'Margin Call' Director: 'We as a Country Are All Acting Very Greedy Right Now' (Berlin)
At the film's Berlin press conference, Kevin Spacey likened the economy's collapse to the current state of independent film.
BERLIN -- The excess of capitalism and rampant greed were on the agenda as the stars and filmmakers of in-competition film Margin Call gathered to discuss the drama about the recent economic collapse.
Much of the assembled European press seemed to be gleefully ready to hear of American culpability, with one reporter pointing out the symbolism of this movie being shown in the land that birthed Karl Marx. A Ukrainian reporter asked if a closing scene of a dog being buried equated to the burial of capitalism.
Director J.C. Chandor, producer Neal Dodson and stars Kevin Spacey, Jeremy Irons, Paul Bettany and Zachary Quinto (who also acts as a producer) didn’t bite the proletariat apple but certainly didn’t shy away from the failings in today’s society.
“We as a country are all acting very, very greedy right now,” Chandor said. “It’s not excessive, but when an entire culture is based on that, that’s when you have systemic failure.”
With Irons talking about a need for morality to balance unchecked consumerism and Chandor expounding on the misuse of bright minds by banks who invade the institutions of higher learning to squire away talent, aspects of capitalism had dirt thrown on it.
Spacey threaded the economy’s collapse to the present state of independent film and the studio’s unwillingness to bank on anything other than tentpoles.

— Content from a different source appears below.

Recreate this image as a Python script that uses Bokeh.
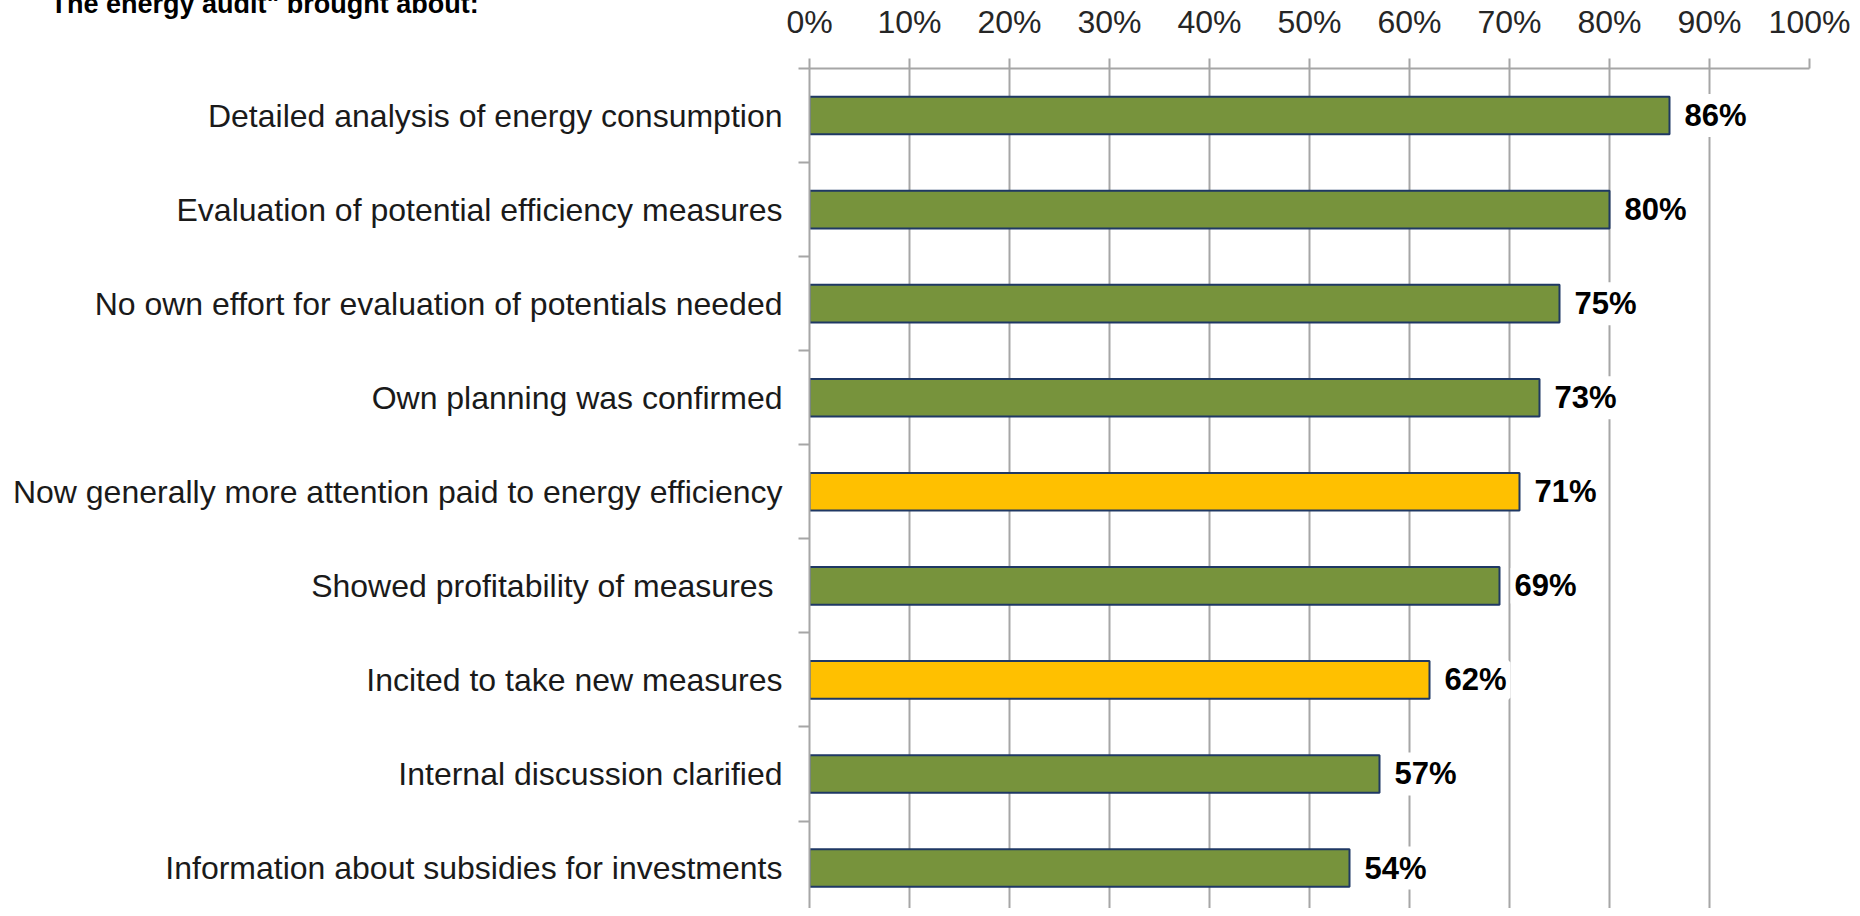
from bokeh.plotting import figure
from bokeh.models import (Range1d, FixedTicker, LinearAxis, NumeralTickFormatter,
                          ColumnDataSource, LabelSet, Title)
from bokeh.core.properties import value
from bokeh.embed import file_html
from bokeh.resources import INLINE

categories = [
    "Detailed analysis of energy consumption",
    "Evaluation of potential efficiency measures",
    "No own effort for evaluation of potentials needed",
    "Own planning was confirmed",
    "Now generally more attention paid to energy efficiency",
    "Showed profitability of measures ",
    "Incited to take new measures",
    "Internal discussion clarified",
    "Information about subsidies for investments",
]
values = [0.86, 0.80, 0.75, 0.73, 0.71, 0.69, 0.62, 0.57, 0.54]
highlight = [False, False, False, False, True, False, True, False, False]
value_labels = ["86%", "80%", "75%", "73%", "71%", "69%", "62%", "57%", "54%"]
x_ticks = [0.0, 0.1, 0.2, 0.3, 0.4, 0.5, 0.6, 0.7, 0.8, 0.9, 1.0]
title_text = 'The energy audit" brought about:'

GREEN = "#77933C"
YELLOW = "#FFC000"
GRID = "#A6A6A6"
FONT = "Liberation Sans"

ypos = list(range(len(categories)))
src = ColumnDataSource(dict(
    y=ypos,
    v=values,
    lab=value_labels,
    color=[YELLOW if h else GREEN for h in highlight],
))

p = figure(width=1852, height=908,
           x_range=Range1d(0, 1), y_range=Range1d(8.43, -0.5),
           x_axis_location=None, y_axis_location=None,
           output_backend="svg", toolbar_location=None,
           min_border_left=809, min_border_right=43,
           min_border_top=68, min_border_bottom=0)
p.outline_line_color = None
p.background_fill_color = "white"
p.border_fill_color = "white"

xt = FixedTicker(ticks=x_ticks)
xaxis = LinearAxis(ticker=xt, formatter=NumeralTickFormatter(format="0%"))
xaxis.axis_line_color = GRID
xaxis.axis_line_width = 2
xaxis.major_tick_line_color = GRID
xaxis.major_tick_line_width = 2
xaxis.major_tick_out = 10
xaxis.major_tick_in = 0
xaxis.minor_tick_line_color = None
xaxis.major_label_text_font = FONT
xaxis.major_label_text_font_size = "32px"
xaxis.major_label_text_color = "#262626"
xaxis.major_label_standoff = 19
p.add_layout(xaxis, "above")

yt = FixedTicker(ticks=ypos, minor_ticks=[i - 0.5 for i in range(len(categories) + 1)])
yaxis = LinearAxis(ticker=yt)
yaxis.major_label_overrides = {i: c for i, c in enumerate(categories)}
yaxis.axis_line_color = GRID
yaxis.axis_line_width = 2
yaxis.major_tick_line_color = None
yaxis.major_tick_out = 0
yaxis.major_tick_in = 0
yaxis.minor_tick_line_color = GRID
yaxis.minor_tick_line_width = 2
yaxis.minor_tick_out = 11
yaxis.minor_tick_in = 0
yaxis.major_label_text_font = FONT
yaxis.major_label_text_font_size = "32px"
yaxis.major_label_text_color = "#1a1a1a"
yaxis.major_label_standoff = 16
p.add_layout(yaxis, "left")

p.xgrid.ticker = xt
p.xgrid.grid_line_color = GRID
p.xgrid.grid_line_width = 2
p.ygrid.grid_line_color = None

p.hbar(y="y", left=0, right="v", height=0.4, source=src,
       fill_color="color", line_color="#1F3864", line_width=2)

labels = LabelSet(x="v", y="y", text="lab", source=src, x_offset=15,
                  text_baseline="middle", text_align="left",
                  text_font=value(FONT), text_font_size=value("31px"),
                  text_font_style=value("bold"),
                  text_color="black", background_fill_color="white",
                  border_line_color="white", border_line_width=8)
p.add_layout(labels)

# title in the top-left corner, partly cut off at the top as in the reference
title = Title(text=title_text, align="left", offset=-759, standoff=-36,
              text_font=FONT, text_font_size="27px", text_font_style="bold",
              text_color="black")
p.add_layout(title, "above")

open("out.html", "w").write(file_html(p, INLINE))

“I have nothing against the big tentpole franchise movies but I wish [the studios] would take some of the proceeds and make 10 great small films about stories that should be told,” he said.
Dodson, meanwhile, acknowledged the irony of trying to raise money for a movie about the financial collapse while the financial collapse was going on.
“We tried to make the financially responsible financial crash movie,” he said.
There was some levity amongst the bashing, as when Bettany said he couldn’t talk about his acting process.
“I don’t know how I do it,” he said. “It’s like sex -- it’s a lot of fun to do but awful to talk about.”